The stakeholders in this case include but are not limited to, large banks (who use HFT), investors, boutique brokers, regulators, quants, and the companies supplying the HFT technology. The three primary subjects we will examine further will be the, boutique brokers, large banks and the technology companies supplying the HFT technology.

The primary ethical issue that high frequency trading creates is that it establishes an unfair market for securities trading due to its lack of transparency and unequal access. Because of the extremely high costs, only large investment banks, hedge funds and other institutional investors are able to afford the technology used in high frequency trading. Ultimately, these are the only market players able to capitalize on the information provided by high frequency trading. Another ethical issue that high frequency traders raises is that these utilizing market players have the ability to manipulate markets by releasing information from their algorithms that jukes the market. Many individuals believe that high frequency trading is a facet and fair utilization of the free market system, while critics will go as far to say that it is essentially insider trading. Some of these critics are boutique brokers. Boutique brokers are small scale investment firms that lack the capital to uses high frequency trading and resort to traditional investment analysis. These firms make up a large portion of the market and are adversely affected by high frequency trading. Using rule utilitarianism, members of these small investment firms could argue that the rise of high frequency trading is detrimental because it does not produce the greatest amount of positive goods for the greatest amount of people. If the information provided by high frequency trading was disclosed to all investors, or if regulations were implemented to limit the advantages of high frequency trading, the relationship between small firms and high frequency traders would be less troubling.

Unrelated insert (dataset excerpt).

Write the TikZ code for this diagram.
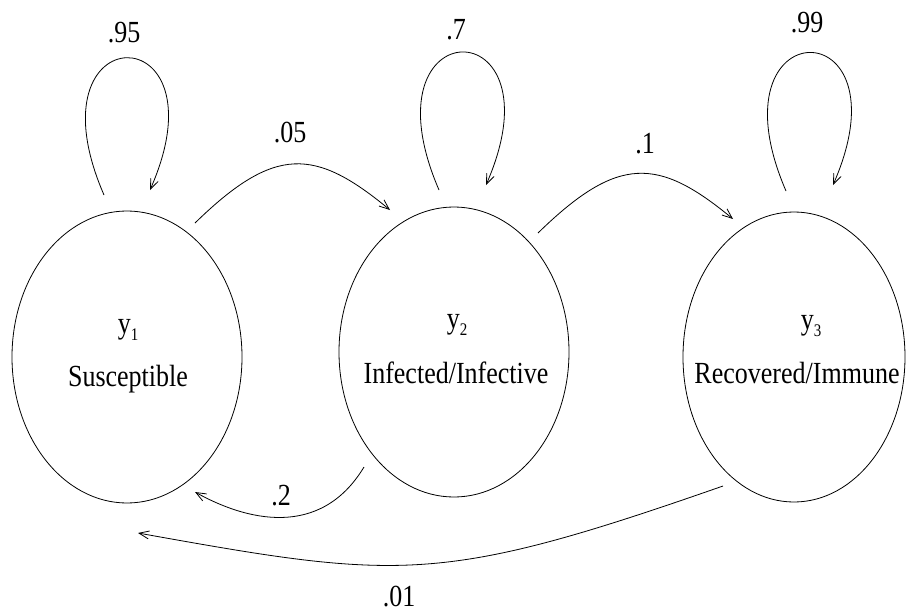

 From the vantage point of large banks, and more specifically, the high frequency traders. They view themselves as resourceful investors in an open market system. Currently the Securities and Exchange Commission places no restrictions on high frequency trading, therefore, unless they commit a violation, they are within their right to use high frequency trading technologies. The large banks would employ right based ethics to defend their use of these technologies because they are not engaging in any illegal practice. Naturally then, this ethical argument is contingent on the large banks continuing to conduct legal trades under the use of these technologies. When illegal trades or tactics are used, such as market manipulation, high frequency trading becomes more ethically troubling. Someone who is negatively impacted by market manipulation, such as boutique firms, would cite a breach in Kantian ethics to the bank who duped them. They would likely argue that through market manipulation, the large banks treated the small firms and most other players in the market as a means to an end, through lies and deception. This is a clear violation of Kant’s categorical imperative, which states that it is immoral to use another human solely as a means to an end. This analysis further reiterates the complexity of the ethical issues surrounding high frequency trading.